[Rows from a dataset of charts and code]
☆ ☆ ☆ ☆ ☆ ☆ ☆
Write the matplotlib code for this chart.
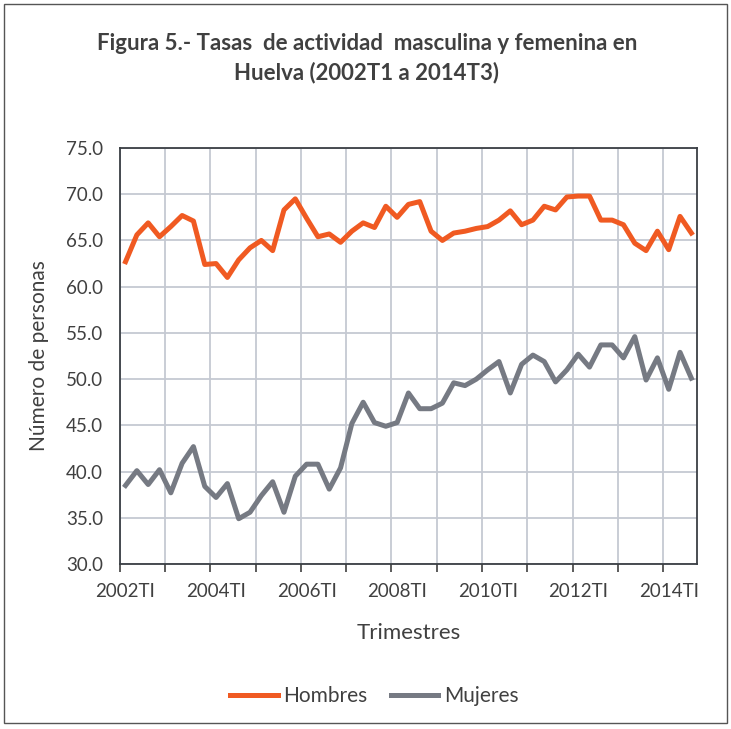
import matplotlib.pyplot as plt
from matplotlib.patches import Rectangle

plt.rcParams['font.family'] = ['Lato', 'DejaVu Sans']

# 2002T1 ... 2014T3 (51 trimestres)
years = list(range(2002, 2015))
tick_labels = ["%dTI" % y for y in years[::2]]

hombres = [62.7, 65.6, 66.9, 65.4, 66.5, 67.7, 67.1, 62.4, 62.5, 61.0,
           62.9, 64.2, 65.0, 63.9, 68.3, 69.5, 67.4, 65.4, 65.7, 64.8,
           66.0, 66.9, 66.4, 68.7, 67.5, 68.9, 69.2, 66.0, 65.0, 65.8,
           66.0, 66.3, 66.5, 67.2, 68.2, 66.7, 67.2, 68.7, 68.3, 69.7,
           69.8, 69.8, 67.2, 67.2, 66.7, 64.7, 63.9, 66.0, 64.0, 67.6,
           65.8]

mujeres = [38.5, 40.1, 38.6, 40.2, 37.7, 40.9, 42.7, 38.4, 37.2, 38.7,
           34.9, 35.6, 37.4, 38.9, 35.6, 39.5, 40.8, 40.8, 38.1, 40.4,
           45.2, 47.5, 45.3, 44.9, 45.3, 48.5, 46.8, 46.8, 47.4, 49.6,
           49.3, 50.0, 51.0, 51.9, 48.5, 51.6, 52.6, 51.9, 49.7, 51.0,
           52.7, 51.3, 53.7, 53.7, 52.3, 54.6, 49.9, 52.3, 48.9, 52.9,
           50.1]

text_col = "#404040"
x = list(range(len(hombres)))

fig = plt.figure(figsize=(7.31, 7.29), dpi=100)
ax = fig.add_axes([0.164, 0.2263, 0.7895, 0.5707])

ax.plot(x, hombres, color="#F05A22", lw=3.6, label="Hombres", solid_joinstyle="round")
ax.plot(x, mujeres, color="#767A83", lw=3.6, label="Mujeres", solid_joinstyle="round")

ax.set_xlim(-0.5, len(x) - 0.5)
ax.set_ylim(30, 75)
ax.set_yticks(range(30, 80, 5))
ax.set_yticklabels(["%.1f" % v for v in range(30, 80, 5)])

# tick marks between categories every 4 quarters, labels every 8
ax.set_xticks([-0.5 + 4 * k for k in range(13)])
ax.set_xticklabels([])
ax.set_xticks(list(range(0, len(x), 8)), minor=True)
ax.set_xticklabels(tick_labels, minor=True)
ax.tick_params(axis="x", which="major", direction="out", length=6, width=1.2, color=text_col)
ax.tick_params(axis="x", which="minor", length=0, pad=14, labelsize=13.5, labelcolor=text_col)
ax.tick_params(axis="y", length=0, pad=12, labelsize=13.5, labelcolor=text_col)

ax.grid(True, which="major", color="#C5C9D2", lw=1.3)
ax.set_axisbelow(True)
for s in ax.spines.values():
    s.set_color("#3A3F44")
    s.set_linewidth(1.3)

ax.set_xlabel("Trimestres", fontsize=16, color=text_col, labelpad=16)
ax.set_ylabel("Número de personas", fontsize=15, color=text_col, labelpad=12)

fig.text(0.502, 0.92, "Figura 5.- Tasas  de actividad  masculina y femenina en\nHuelva (2002T1 a 2014T3)",
         ha="center", va="center", fontsize=16, fontweight="bold", color=text_col, linespacing=1.45)

fig.legend(loc="center", bbox_to_anchor=(0.512, 0.045), ncol=2, frameon=False,
           fontsize=15, labelcolor=text_col, handlelength=2.3, handletextpad=0.25,
           columnspacing=1.1)

fig.patches.append(Rectangle((0.006, 0.008), 0.988, 0.986, transform=fig.transFigure,
                             fill=False, edgecolor="#555555", lw=1.0))

fig.savefig("out.png", dpi=100)
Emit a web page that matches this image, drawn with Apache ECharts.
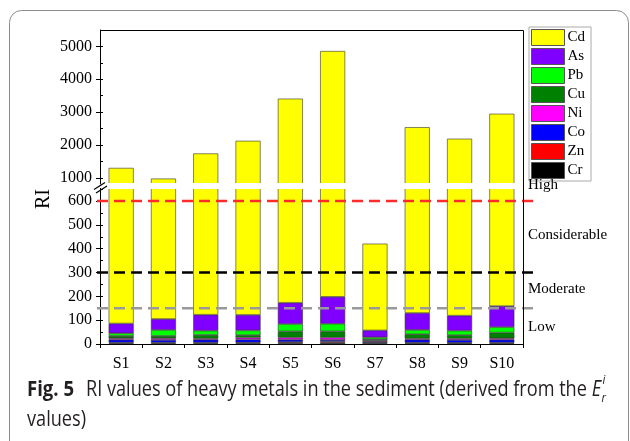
<!DOCTYPE html>
<html>
<head>
<meta charset="utf-8">
<script src="https://cdn.jsdelivr.net/npm/echarts@6/dist/echarts.min.js"></script>
<style>
  html, body { margin: 0; padding: 0; background: #fff; }
  #chart { width: 630px; height: 441px; }
</style>
</head>
<body>
<div id="chart"></div>
<script>
// Sampling sites
const sites = ['S1', 'S2', 'S3', 'S4', 'S5', 'S6', 'S7', 'S8', 'S9', 'S10'];

// Potential ecological risk index contribution of each metal (E_r^i)
const Cr = [3, 3, 3, 3, 4, 6, 3, 3, 3, 3];
const Zn = [3, 3, 3, 3, 4, 4, 3, 3, 2, 3];
const Co = [12, 11, 12, 13, 10, 7, 4, 12, 12, 12];
const Ni = [6, 7, 5, 8, 9, 10, 4, 5, 6, 6];
const Cu = [10, 10, 15, 10, 26, 26, 6, 18, 14, 24];
const Pb = [11, 25, 18, 20, 31, 32, 8, 18, 19, 23];
const As = [41, 46, 67, 65, 89, 113, 29, 71, 63, 88];
const Cd = [1214, 870, 1617, 2003, 3237, 4662, 364, 2410, 2071, 2791];

// Risk grade thresholds of RI
const thresholdValues = [150, 300, 600];
const gradeNames = ['Low', 'Moderate', 'Considerable', 'High'];

// Axis tick values (lower segment and upper segment of the broken axis)
const lowerTicks = [0, 100, 200, 300, 400, 500, 600];
const lowerMinorTicks = [0, 50, 100, 150, 200, 250, 300, 350, 400, 450, 500, 550, 600, 650];
const upperTicks = [1000, 2000, 3000, 4000, 5000];
const upperMinorTicks = [1000, 1500, 2000, 2500, 3000, 3500, 4000, 4500, 5000];

// ---- styling ----
const metalData = { Cr, Zn, Co, Ni, Cu, Pb, As, Cd };
const stackOrder = ['Cr', 'Zn', 'Co', 'Ni', 'Cu', 'Pb', 'As', 'Cd'];
const metalColors = {
  Cd: '#ffff00', As: '#8000ff', Pb: '#00ff00', Cu: '#008000',
  Ni: '#ff00ff', Co: '#0000ff', Zn: '#ff0000', Cr: '#000000'
};
const thresholdColors = { 150: '#999999', 300: '#000000', 600: '#ff2a2a' };

const SERIF = 'Liberation Serif';
const SANS = '"Open Sans", "Noto Sans", sans-serif';

// layout of the plot frame
const plotLeft = 100, plotRight = 523, plotTop = 30, plotBottom = 344;
const lowerMax = 655, upperMin = 810, upperMax = 5500;
const upperBottom = 184;
const pxPerUnitLow = 143 / 600;
const lowerTopY = plotBottom - lowerMax * pxPerUnitLow;

const chart = echarts.init(document.getElementById('chart'), null, { renderer: 'canvas' });

const series = [];
stackOrder.forEach(function (m) {
  const common = {
    name: m,
    type: 'bar',
    barWidth: 25,
    itemStyle: { color: metalColors[m], borderColor: '#333', borderWidth: 0.6 },
    emphasis: { disabled: true },
    clip: true,
    data: metalData[m]
  };
  series.push(Object.assign({}, common, { xAxisIndex: 0, yAxisIndex: 0, stack: 'lower' }));
  series.push(Object.assign({}, common, { xAxisIndex: 1, yAxisIndex: 2, stack: 'upper' }));
});
thresholdValues.forEach(function (v) {
  series.push({
    type: 'line',
    xAxisIndex: 2,
    yAxisIndex: 4,
    data: [[0, v], [1, v]],
    symbol: 'none',
    silent: true,
    z: 20,
    lineStyle: { color: thresholdColors[v], width: 2.5, type: [11, 6] }
  });
});

// measure caption parts so the pieces can be laid out side by side
const ctx = document.createElement('canvas').getContext('2d');
function textW(font, s) { ctx.font = font; return ctx.measureText(s).width; }
const capSize = 21;
const boldFont = 'bold ' + capSize + 'px ' + SANS;
const normFont = capSize + 'px ' + SANS;
const italFont = 'italic ' + capSize + 'px ' + SANS;
const capPart1 = 'Fig. 5';
const capPart2 = 'RI values of heavy metals in the sediment (derived from the ';
const capLine2 = 'values)';
const x1 = 27;
const sx = (601 - 86) / (textW(normFont, capPart2) + textW(italFont, 'E'));
const x2 = 86;
const sx1 = 47 / textW(boldFont, capPart1);
const xE = x2 + textW(normFont, capPart2) * sx;
const xEend = xE + textW(italFont, 'E') * sx;
const capY1 = 390, capY2 = 420;

const gradeY = { High: 185, Considerable: 235, Moderate: 289, Low: 327 };

const graphics = [
  // outer rounded panel
  { type: 'rect', shape: { x: 9.5, y: 10.5, width: 619, height: 445, r: 12 },
    style: { fill: 'none', stroke: '#8c8c8c', lineWidth: 1 }, z: 0, silent: true },
  // frame: top and right edges of plot
  { type: 'polyline', shape: { points: [[plotLeft, plotTop + 0.5], [plotRight + 0.5, plotTop + 0.5], [plotRight + 0.5, plotBottom]] },
    style: { stroke: '#000', lineWidth: 1, fill: 'none' }, z: 30, silent: true },
  // white band of the axis break
  { type: 'rect', shape: { x: plotLeft + 1, y: upperBottom - 1, width: plotRight - plotLeft - 1.5, height: lowerTopY - upperBottom + 2.2 },
    style: { fill: '#fff' }, z: 25, silent: true },
  // break marks on the y axis
  { type: 'line', shape: { x1: 94, y1: 189.5, x2: 105, y2: 182.5 }, style: { stroke: '#000', lineWidth: 1.2 }, z: 31, silent: true },
  { type: 'line', shape: { x1: 96, y1: 193, x2: 107, y2: 186 }, style: { stroke: '#000', lineWidth: 1.2 }, z: 31, silent: true },
  { type: 'rect', shape: { x: 98, y: 185, width: 4, height: 3 }, style: { fill: '#fff' }, z: 30, silent: true },
  // axis title
  { type: 'text', x: 44, y: 199, rotation: Math.PI / 2,
    style: { text: 'RI', font: '20px ' + SERIF, fill: '#000', textAlign: 'center', textVerticalAlign: 'middle' }, z: 30, silent: true },
  // caption
  { type: 'text', x: x1, y: capY1, scaleX: sx1,
    style: { text: capPart1, font: boldFont, fill: '#231f20', textVerticalAlign: 'middle' }, z: 30, silent: true },
  { type: 'text', x: x2, y: capY1, scaleX: sx,
    style: { text: capPart2, font: normFont, fill: '#231f20', textVerticalAlign: 'middle' }, z: 30, silent: true },
  { type: 'text', x: xE, y: capY1, scaleX: sx,
    style: { text: 'E', font: italFont, fill: '#231f20', textVerticalAlign: 'middle' }, z: 30, silent: true },
  { type: 'text', x: xEend + 0.5, y: capY1 + 8, scaleX: sx,
    style: { text: 'r', font: 'italic 13px ' + SANS, fill: '#231f20', textVerticalAlign: 'middle' }, z: 30, silent: true },
  { type: 'text', x: xEend + 1.5, y: capY1 - 10, scaleX: sx,
    style: { text: 'i', font: 'italic 13px ' + SANS, fill: '#231f20', textVerticalAlign: 'middle' }, z: 30, silent: true },
  { type: 'text', x: x1, y: capY2, scaleX: sx,
    style: { text: capLine2, font: normFont, fill: '#231f20', textVerticalAlign: 'middle' }, z: 30, silent: true }
];
gradeNames.forEach(function (g) {
  graphics.push({ type: 'text', x: 528, y: gradeY[g],
    style: { text: g, font: '15px ' + SERIF, fill: '#000', textVerticalAlign: 'middle' }, z: 30, silent: true });
});

const axisBlack = { lineStyle: { color: '#000', width: 1 } };
const plainNumber = function (v) { return String(v); };
const serifLabel = { fontFamily: SERIF, fontSize: 16, color: '#000' };
// rich style forces the serif face on axis labels
const richSerif = { s: { fontFamily: SERIF, fontSize: 16, color: '#000' } };

chart.setOption({
  animation: false,
  backgroundColor: '#fff',
  textStyle: { fontFamily: SERIF },
  legend: {
    data: ['Cd', 'As', 'Pb', 'Cu', 'Ni', 'Co', 'Zn', 'Cr'],
    orient: 'vertical',
    left: 529,
    top: 27,
    itemWidth: 33,
    itemHeight: 16,
    itemGap: 2,
    padding: [2, 6, 2, 2],
    icon: 'rect',
    borderColor: '#aaa',
    borderWidth: 1,
    backgroundColor: '#fff',
    selectedMode: false,
    textStyle: { fontFamily: SERIF, fontSize: 15, color: '#000', padding: [0, 0, 0, -2] },
    itemStyle: { borderColor: '#555', borderWidth: 1 }
  },
  grid: [
    { left: plotLeft, right: 630 - plotRight, top: lowerTopY, bottom: 441 - plotBottom },
    { left: plotLeft, right: 630 - plotRight, top: plotTop, height: upperBottom - plotTop },
    { left: 97, right: 630 - 536, top: lowerTopY, bottom: 441 - plotBottom }
  ],
  xAxis: [
    { type: 'category', gridIndex: 0, data: sites,
      axisLine: axisBlack,
      axisTick: { show: true, inside: false, length: 4, lineStyle: { color: '#000' } },
      axisLabel: Object.assign({ margin: 12, interval: 0,
        formatter: function (v) { return '{s|' + v + '}'; }, rich: richSerif }, serifLabel) },
    { type: 'category', gridIndex: 1, data: sites, show: false },
    { type: 'value', gridIndex: 2, min: 0, max: 1, show: false }
  ],
  yAxis: [
    { type: 'value', gridIndex: 0, min: 0, max: lowerMax,
      axisLine: { show: true, lineStyle: { color: '#000', width: 1 } },
      axisTick: { show: true, inside: false, length: 4, customValues: lowerTicks, lineStyle: { color: '#000' } },
      axisLabel: Object.assign({ customValues: lowerTicks, margin: 8,
        formatter: function (v) { return '{s|' + plainNumber(v) + '}'; }, rich: richSerif }, serifLabel),
      splitLine: { show: false } },
    { type: 'value', gridIndex: 0, min: 0, max: lowerMax, position: 'left',
      axisLine: { show: false },
      axisTick: { show: true, inside: true, length: 3, customValues: lowerMinorTicks, lineStyle: { color: '#000' } },
      axisLabel: { show: false }, splitLine: { show: false } },
    { type: 'value', gridIndex: 1, min: upperMin, max: upperMax,
      axisLine: { show: true, lineStyle: { color: '#000', width: 1 } },
      axisTick: { show: true, inside: false, length: 4, customValues: upperTicks, lineStyle: { color: '#000' } },
      axisLabel: Object.assign({ customValues: upperTicks, margin: 8,
        formatter: function (v) { return '{s|' + plainNumber(v) + '}'; }, rich: richSerif }, serifLabel),
      splitLine: { show: false } },
    { type: 'value', gridIndex: 1, min: upperMin, max: upperMax, position: 'left',
      axisLine: { show: false },
      axisTick: { show: true, inside: true, length: 3, customValues: upperMinorTicks, lineStyle: { color: '#000' } },
      axisLabel: { show: false }, splitLine: { show: false } },
    { type: 'value', gridIndex: 2, min: 0, max: lowerMax, show: false }
  ],
  series: series,
  graphic: graphics
});
</script>
</body>
</html>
☆ ☆ ☆ ☆ ☆ ☆ ☆
→ WHAT THE TASK REQUIRES: Quote, please, every line of the material above from its start through the line that has "y in years[::2]]", reproducing the words exactly and dropping any images.

→ FULL OUTPUT:
Write the matplotlib code for this chart.
import matplotlib.pyplot as plt
from matplotlib.patches import Rectangle

plt.rcParams['font.family'] = ['Lato', 'DejaVu Sans']

# 2002T1 ... 2014T3 (51 trimestres)
years = list(range(2002, 2015))
tick_labels = ["%dTI" % y for y in years[::2]]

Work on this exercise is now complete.